Branding genocide: The Rohingya as ‘Islamic terrorist’

Our identity as a nation was forged through suffering one of the worst genocides in modern human history. It isn’t surprising then that almost half a century later our major political parties still rely predominantly on their roles in 1971 as their integral brand element. What is surprising, however, is that collectively as a nation we still recall those horrors and instead of letting them diminish our humanity, as post World War II Israel clearly has, we do the exact opposite. Our people as well as our politicians, including our honourable prime minister, have stood beside the Rohingyas as they face genocide today.

The plight of the Rohingya people is neither new nor very simple in nature; however, a significant amount of it has to do with identity, and ‘branding’. The current crisis started when in late August at least twelve members of Myanmar’s security forces were killed by Rohingya insurgents, but the real problem goes back much further. Racial tensions between the Burmese population and the Rohingya traces itself back to the days of the British Raj and typifies the long-term violence that has succeeded the Raj’s ill tempered policies, and the ridiculousness of Radcliffe’s carving of South Asia.

Rakhine, originally Arakan, was mostly contiguous with Bengal.

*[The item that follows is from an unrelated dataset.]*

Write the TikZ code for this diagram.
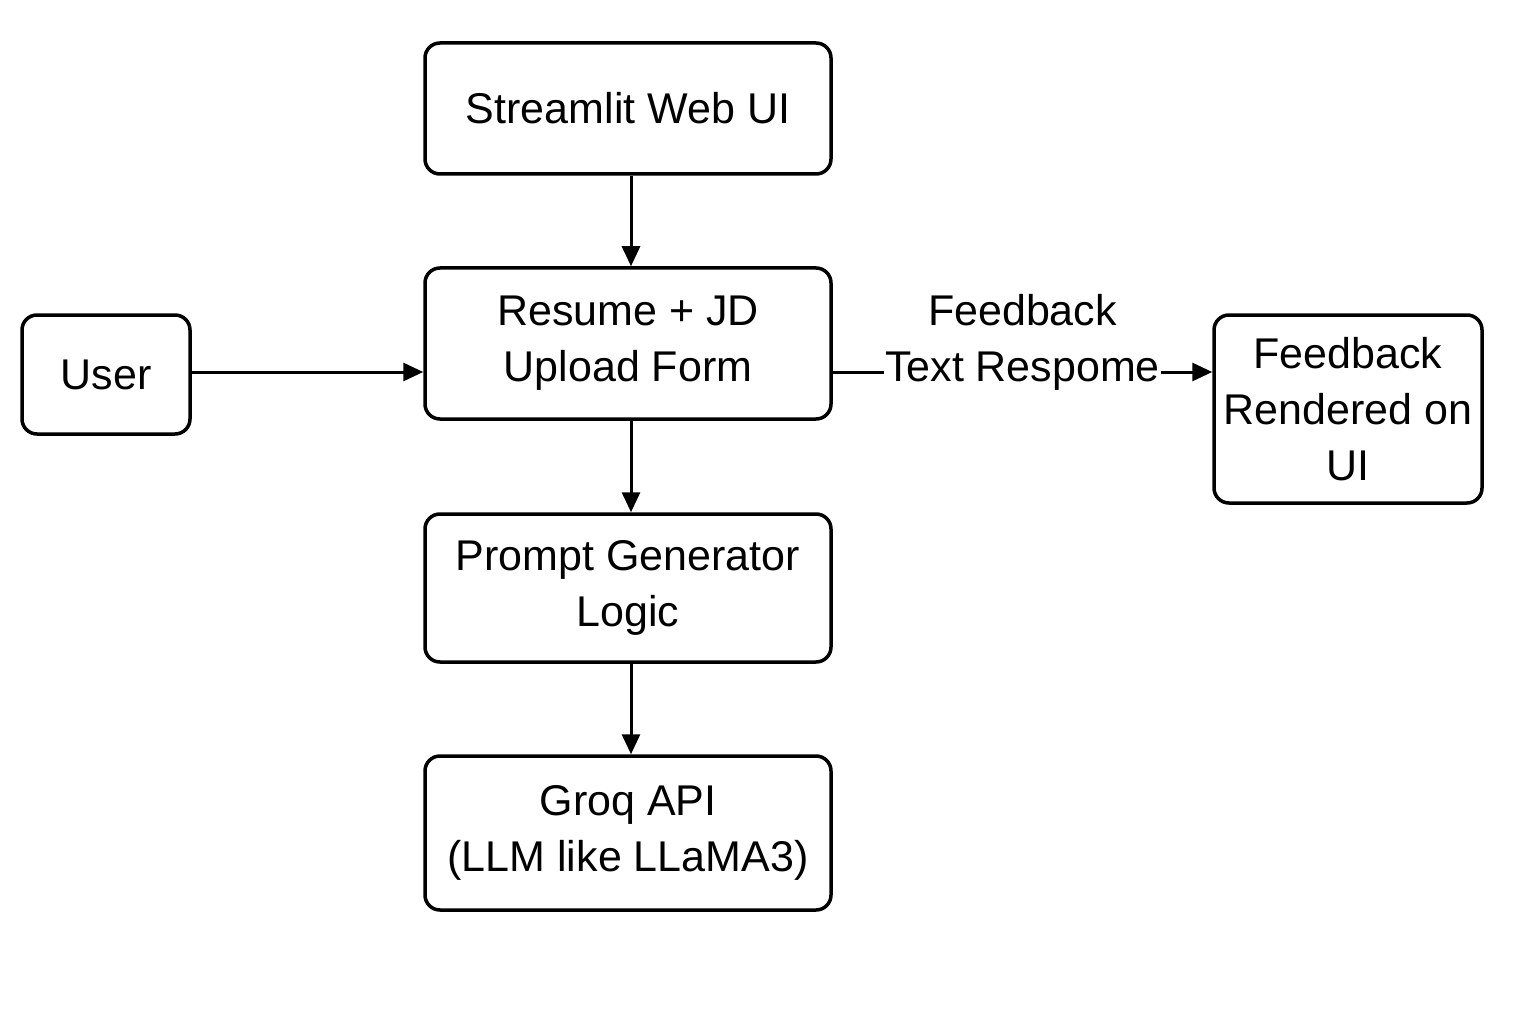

Hence, the primary racial issue stemmed from cultural-linguistic identity, and not religion. Since the wars in Afghanistan and concomitant geopolitical turns in the Middle East, that saw the radicalisation of countless groups, the Rohingya issue started taking a religious turn. This too was largely due to the branding of certain radical organisations as ‘Islamic terrorists’. It didn’t help that the Rohingya Patriotic Front, which later became the Rohingya Solidarity Organization, were trained by the Afghan Taliban in the 1970s.

In 1982 the military government in Myanmar took advantage of this largely negative brand of ‘Islamic terrorists’ and made revisions to their constitution to deny the Rohingya population citizenship status. That was the watershed moment when the Rohingya truly became a stateless race. The stigma of the ‘Islamic terrorist’ brand is leveraged even today by the military, which does not want to cede power to a democratic government, be that under Suu Kyi or anyone else, and profits from creating a fear of terrorist forces within Myanmar.

This kind of branding of the hapless Rohingya people provides the general populace in Myanmar, which comprises of a large Buddhist majority, the perfect target to blame for all their woes. This is alarmingly similar to the reaction of Nazi supporters in early twentieth century Germany against Jews, or West Pakistani nationalists in 1971 against Bengalis. The Nazis back then tried to push the Jews into France, the Pakistani military junta pushed Bengalis into India, and today the Rohingyas are being pushed into Bangladesh. History, sadly, keeps repeating itself.

Geopolitics also plays a crucial role in all of this. Myanmar is rich in mineral resources, which is important to many global giants, but more importantly Rakhine state itself has now become of great geographical import to both China and India.  Over eighty percent of China’s crude oil and thirty percent of its natural gas passes through the Strait of Malacca and the South China Seas, which is bogged with security issues concerning the US and its allies. Rakhine provides China the possibility of an integral alternative route using overland infrastructure, including pipelines. India too would like to pursue an alternative trade and supply route to its eastern states that is not completely dependent on the Siliguri corridor; the recent strategic impasse with China in Doklam clearly demonstrates the urgent nature of that need. So both the regional powers are focused on Rakhine.

The military government of Myanmar is rather unlikely to risk the resource benefits of being in this enviable position of being courted by multiple regional powers. The tragic result of the ruling elite’s greed for power and resources is unmitigated genocide. And the negative branding of the Rohingya people makes it difficult, well nigh impossible, for politicians within Myanmar to take a strong stand in support of the Rohingyas.

Suu Kyi’s lack of empathy or lack of show of empathy for the Rohingya has faced harsh criticisms the world over. While it is impossible to argue whether she does or does not empathise with their plight, it is important to understand that branding her an unholy, Hitler-esque, character serves no useful purpose. Thanks to decades of propaganda spreading the negative Rohingya brand, any politician in Myanmar siding with the Rohingya will lose the support of the majority, and in so doing will lose any effective influence to bring about change anyway. The military too would no doubt like to see Suu Kyi’s popularity diminish.

What the world needs to do now is not revile the politicians in Myanmar, but fight the negative ‘brand’ that Myanmar’s military propaganda has created. The Rohingya will not find acceptance in Myanmar until the world can convince the people of Myanmar that their current perception of the Rohingya brand is the result of vile lies and manipulation.

Both India and China would be wary of supporting any direct initiative against the Myanmar government on the Rohingya issue, because of their own interests. However, they could rather easily be persuaded to work with us on this branding initiative, and could both wield their significant soft-power in Myanmar.

The Rohingya crisis is one of the worst global crises of our time, and it needs manifold solutions. Rebranding the Rohingya in the eyes of the people of Myanmar is one angle and need to be approached with urgency and in earnest.